Pick out every line of the entries below where "seaborn" occurs, and copy those lines.

_Materials provided_
"""
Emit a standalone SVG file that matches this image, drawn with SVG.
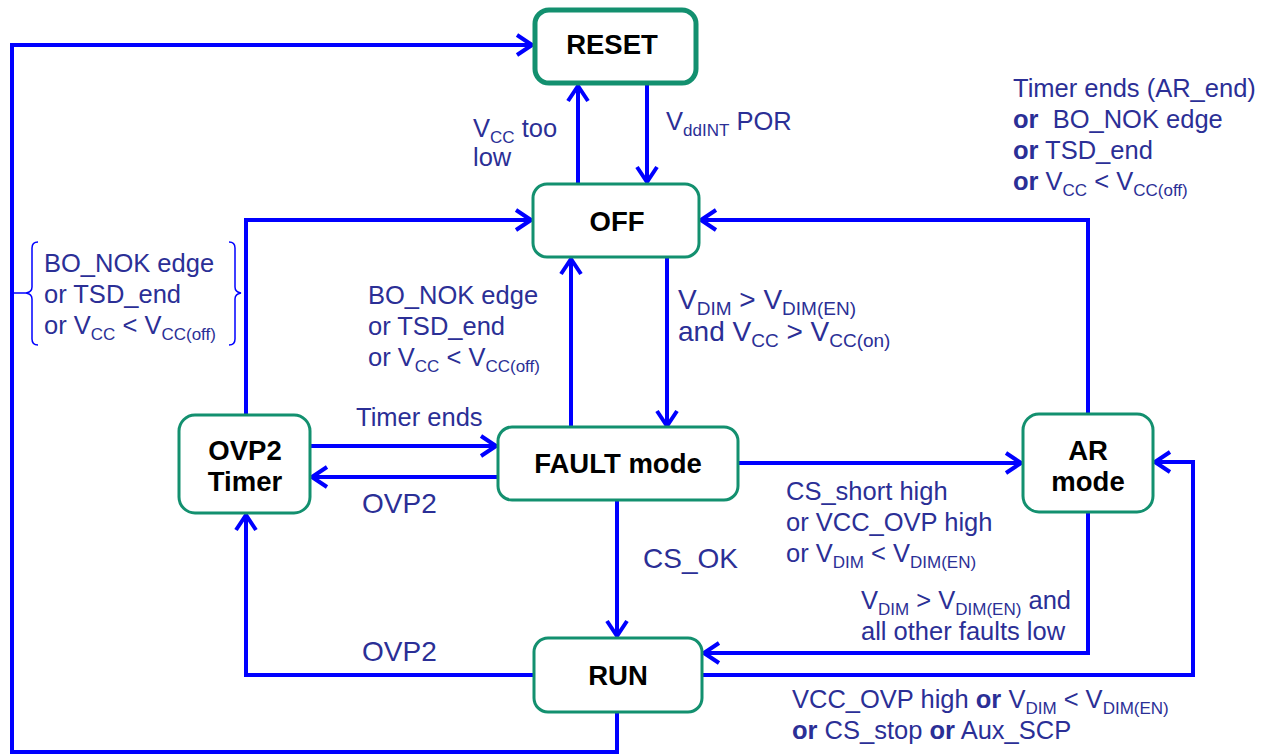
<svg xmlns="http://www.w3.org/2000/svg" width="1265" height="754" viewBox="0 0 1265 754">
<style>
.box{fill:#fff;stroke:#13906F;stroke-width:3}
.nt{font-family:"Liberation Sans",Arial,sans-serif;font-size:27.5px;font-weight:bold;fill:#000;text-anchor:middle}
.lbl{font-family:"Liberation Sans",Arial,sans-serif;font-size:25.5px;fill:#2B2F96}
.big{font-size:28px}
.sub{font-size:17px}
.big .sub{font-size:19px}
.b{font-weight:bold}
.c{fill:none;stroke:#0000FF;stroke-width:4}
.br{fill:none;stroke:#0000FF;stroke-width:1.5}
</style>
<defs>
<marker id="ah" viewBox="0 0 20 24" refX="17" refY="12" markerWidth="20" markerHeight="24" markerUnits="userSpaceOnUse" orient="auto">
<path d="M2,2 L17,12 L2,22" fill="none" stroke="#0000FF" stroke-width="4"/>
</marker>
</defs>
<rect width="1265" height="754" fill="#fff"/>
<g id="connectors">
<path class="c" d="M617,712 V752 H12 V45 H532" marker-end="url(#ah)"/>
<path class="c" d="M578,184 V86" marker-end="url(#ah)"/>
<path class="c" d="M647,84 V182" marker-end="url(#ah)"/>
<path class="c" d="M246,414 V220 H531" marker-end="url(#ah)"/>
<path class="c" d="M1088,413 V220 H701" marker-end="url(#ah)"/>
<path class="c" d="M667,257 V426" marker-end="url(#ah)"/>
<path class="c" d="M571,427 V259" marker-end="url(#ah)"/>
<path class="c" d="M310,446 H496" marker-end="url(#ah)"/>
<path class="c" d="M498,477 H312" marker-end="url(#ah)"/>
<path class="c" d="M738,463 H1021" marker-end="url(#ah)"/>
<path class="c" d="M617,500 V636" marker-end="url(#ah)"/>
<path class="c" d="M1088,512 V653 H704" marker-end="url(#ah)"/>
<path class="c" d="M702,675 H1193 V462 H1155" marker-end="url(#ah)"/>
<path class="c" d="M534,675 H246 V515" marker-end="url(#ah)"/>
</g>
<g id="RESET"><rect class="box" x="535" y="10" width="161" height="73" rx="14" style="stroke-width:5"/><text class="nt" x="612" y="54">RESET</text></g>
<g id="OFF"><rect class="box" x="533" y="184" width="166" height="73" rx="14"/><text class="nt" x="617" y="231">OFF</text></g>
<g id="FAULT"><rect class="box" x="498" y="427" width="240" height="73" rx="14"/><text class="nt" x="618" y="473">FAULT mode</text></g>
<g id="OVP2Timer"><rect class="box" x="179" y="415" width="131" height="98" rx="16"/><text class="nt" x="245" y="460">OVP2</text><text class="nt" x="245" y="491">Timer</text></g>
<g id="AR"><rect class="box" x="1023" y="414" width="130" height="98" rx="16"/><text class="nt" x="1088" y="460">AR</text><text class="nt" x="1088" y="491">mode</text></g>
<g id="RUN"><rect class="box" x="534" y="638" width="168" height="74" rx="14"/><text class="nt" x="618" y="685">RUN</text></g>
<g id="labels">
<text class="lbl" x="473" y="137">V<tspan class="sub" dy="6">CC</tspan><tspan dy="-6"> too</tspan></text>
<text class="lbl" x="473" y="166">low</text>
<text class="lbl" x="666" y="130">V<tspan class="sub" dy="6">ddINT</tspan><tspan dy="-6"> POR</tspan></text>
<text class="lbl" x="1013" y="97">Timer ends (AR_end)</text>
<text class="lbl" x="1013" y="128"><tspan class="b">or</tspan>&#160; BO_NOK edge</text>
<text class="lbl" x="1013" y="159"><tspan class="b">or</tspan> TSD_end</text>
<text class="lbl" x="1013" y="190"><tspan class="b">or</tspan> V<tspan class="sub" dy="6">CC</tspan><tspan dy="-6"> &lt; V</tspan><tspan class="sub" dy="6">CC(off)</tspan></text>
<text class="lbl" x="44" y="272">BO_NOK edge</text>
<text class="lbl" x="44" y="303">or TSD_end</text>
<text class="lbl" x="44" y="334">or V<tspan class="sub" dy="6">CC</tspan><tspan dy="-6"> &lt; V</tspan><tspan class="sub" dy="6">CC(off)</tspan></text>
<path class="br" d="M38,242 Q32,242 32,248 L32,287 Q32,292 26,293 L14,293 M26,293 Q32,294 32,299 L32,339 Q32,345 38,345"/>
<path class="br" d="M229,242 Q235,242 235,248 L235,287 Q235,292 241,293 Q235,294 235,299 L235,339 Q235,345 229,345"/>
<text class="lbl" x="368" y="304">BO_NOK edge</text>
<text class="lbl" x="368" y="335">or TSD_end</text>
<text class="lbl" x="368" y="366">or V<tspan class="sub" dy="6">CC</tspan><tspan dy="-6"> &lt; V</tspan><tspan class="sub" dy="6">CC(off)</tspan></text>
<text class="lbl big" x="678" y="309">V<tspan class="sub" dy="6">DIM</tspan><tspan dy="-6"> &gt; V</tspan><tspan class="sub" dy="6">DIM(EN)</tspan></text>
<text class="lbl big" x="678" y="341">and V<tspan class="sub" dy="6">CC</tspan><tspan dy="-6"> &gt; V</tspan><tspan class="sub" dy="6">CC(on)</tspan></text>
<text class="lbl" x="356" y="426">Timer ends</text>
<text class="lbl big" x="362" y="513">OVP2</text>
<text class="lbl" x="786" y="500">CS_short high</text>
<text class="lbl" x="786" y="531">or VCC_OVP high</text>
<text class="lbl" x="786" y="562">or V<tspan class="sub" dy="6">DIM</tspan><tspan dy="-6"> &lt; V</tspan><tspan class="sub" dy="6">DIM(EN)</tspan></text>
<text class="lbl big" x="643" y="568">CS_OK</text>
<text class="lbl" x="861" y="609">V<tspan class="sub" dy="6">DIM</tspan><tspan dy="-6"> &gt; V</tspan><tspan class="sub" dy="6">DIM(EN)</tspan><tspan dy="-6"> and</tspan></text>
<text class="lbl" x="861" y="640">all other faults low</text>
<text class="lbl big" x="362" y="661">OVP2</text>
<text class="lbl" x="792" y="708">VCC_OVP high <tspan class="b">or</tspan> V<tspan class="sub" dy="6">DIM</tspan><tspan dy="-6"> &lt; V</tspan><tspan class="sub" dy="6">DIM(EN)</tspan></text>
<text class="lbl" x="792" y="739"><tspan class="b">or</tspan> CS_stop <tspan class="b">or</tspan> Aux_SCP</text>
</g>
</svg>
"""
"""
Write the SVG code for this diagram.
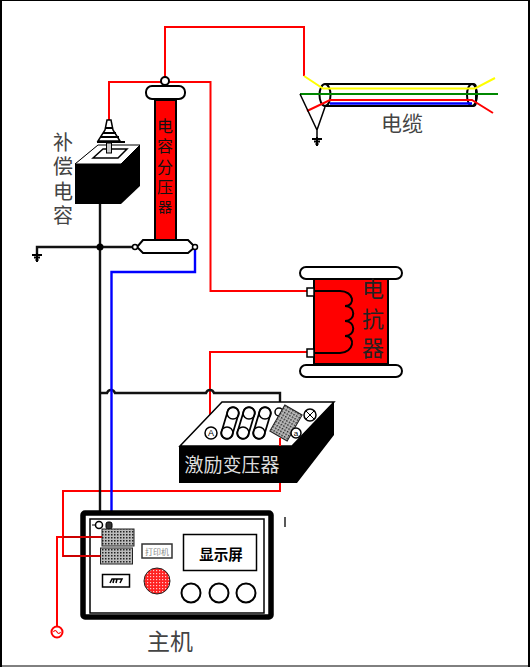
"""
"""
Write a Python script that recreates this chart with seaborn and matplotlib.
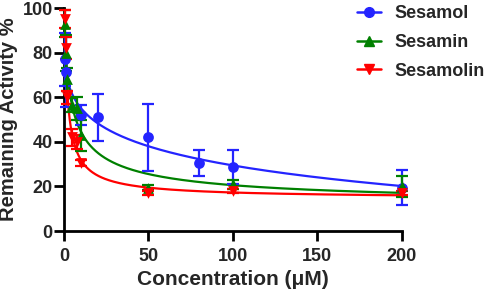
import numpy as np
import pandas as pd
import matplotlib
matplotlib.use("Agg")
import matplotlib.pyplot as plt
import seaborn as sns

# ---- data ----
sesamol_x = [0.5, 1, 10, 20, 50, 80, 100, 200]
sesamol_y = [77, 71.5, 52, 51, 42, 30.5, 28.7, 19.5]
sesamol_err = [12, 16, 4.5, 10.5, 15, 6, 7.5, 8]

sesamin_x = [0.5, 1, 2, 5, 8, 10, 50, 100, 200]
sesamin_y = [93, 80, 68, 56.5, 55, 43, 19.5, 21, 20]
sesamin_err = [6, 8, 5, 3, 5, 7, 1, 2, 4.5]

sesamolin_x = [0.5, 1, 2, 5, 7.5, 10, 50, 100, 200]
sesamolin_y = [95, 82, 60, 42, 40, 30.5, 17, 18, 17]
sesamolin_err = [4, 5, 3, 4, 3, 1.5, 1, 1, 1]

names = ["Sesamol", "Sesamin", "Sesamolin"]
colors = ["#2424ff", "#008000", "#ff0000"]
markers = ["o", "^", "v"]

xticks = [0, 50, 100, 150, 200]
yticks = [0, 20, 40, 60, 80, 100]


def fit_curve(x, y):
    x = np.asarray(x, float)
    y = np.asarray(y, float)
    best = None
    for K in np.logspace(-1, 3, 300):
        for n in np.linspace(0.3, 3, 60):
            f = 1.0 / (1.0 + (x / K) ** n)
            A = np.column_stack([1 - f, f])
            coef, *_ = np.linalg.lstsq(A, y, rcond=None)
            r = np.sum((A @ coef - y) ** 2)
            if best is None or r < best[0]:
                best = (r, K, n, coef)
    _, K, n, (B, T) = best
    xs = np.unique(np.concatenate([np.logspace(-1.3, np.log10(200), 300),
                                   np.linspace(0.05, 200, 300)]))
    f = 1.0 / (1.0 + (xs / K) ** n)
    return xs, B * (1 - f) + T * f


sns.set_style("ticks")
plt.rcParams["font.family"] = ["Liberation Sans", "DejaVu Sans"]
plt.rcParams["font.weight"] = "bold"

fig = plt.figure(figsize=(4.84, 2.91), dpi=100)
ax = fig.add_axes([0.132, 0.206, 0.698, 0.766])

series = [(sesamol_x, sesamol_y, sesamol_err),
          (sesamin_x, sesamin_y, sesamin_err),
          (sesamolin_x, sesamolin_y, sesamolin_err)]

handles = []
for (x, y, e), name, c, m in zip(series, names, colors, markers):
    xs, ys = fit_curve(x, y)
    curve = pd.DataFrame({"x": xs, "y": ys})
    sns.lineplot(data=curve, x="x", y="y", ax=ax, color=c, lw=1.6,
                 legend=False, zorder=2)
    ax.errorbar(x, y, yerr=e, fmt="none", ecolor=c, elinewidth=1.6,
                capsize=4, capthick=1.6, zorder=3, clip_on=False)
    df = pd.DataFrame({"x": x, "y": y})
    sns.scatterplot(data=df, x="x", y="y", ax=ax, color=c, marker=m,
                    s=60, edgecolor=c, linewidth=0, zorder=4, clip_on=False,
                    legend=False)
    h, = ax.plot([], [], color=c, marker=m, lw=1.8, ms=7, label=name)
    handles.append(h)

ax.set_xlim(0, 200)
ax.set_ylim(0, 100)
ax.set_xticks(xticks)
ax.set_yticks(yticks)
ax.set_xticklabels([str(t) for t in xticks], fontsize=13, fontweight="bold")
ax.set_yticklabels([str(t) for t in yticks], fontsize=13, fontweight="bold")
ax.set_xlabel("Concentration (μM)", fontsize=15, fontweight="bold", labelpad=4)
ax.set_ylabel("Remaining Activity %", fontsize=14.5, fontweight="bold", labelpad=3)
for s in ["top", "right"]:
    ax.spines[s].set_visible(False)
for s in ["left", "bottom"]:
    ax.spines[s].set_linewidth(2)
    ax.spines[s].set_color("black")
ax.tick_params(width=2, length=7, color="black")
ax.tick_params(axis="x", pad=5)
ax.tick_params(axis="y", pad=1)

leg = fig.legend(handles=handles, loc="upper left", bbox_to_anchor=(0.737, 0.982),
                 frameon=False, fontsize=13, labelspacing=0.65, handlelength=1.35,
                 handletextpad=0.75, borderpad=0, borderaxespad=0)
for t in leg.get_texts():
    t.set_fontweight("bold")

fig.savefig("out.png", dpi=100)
"""
_Written response_
Write a Python script that recreates this chart with seaborn and matplotlib.
import seaborn as sns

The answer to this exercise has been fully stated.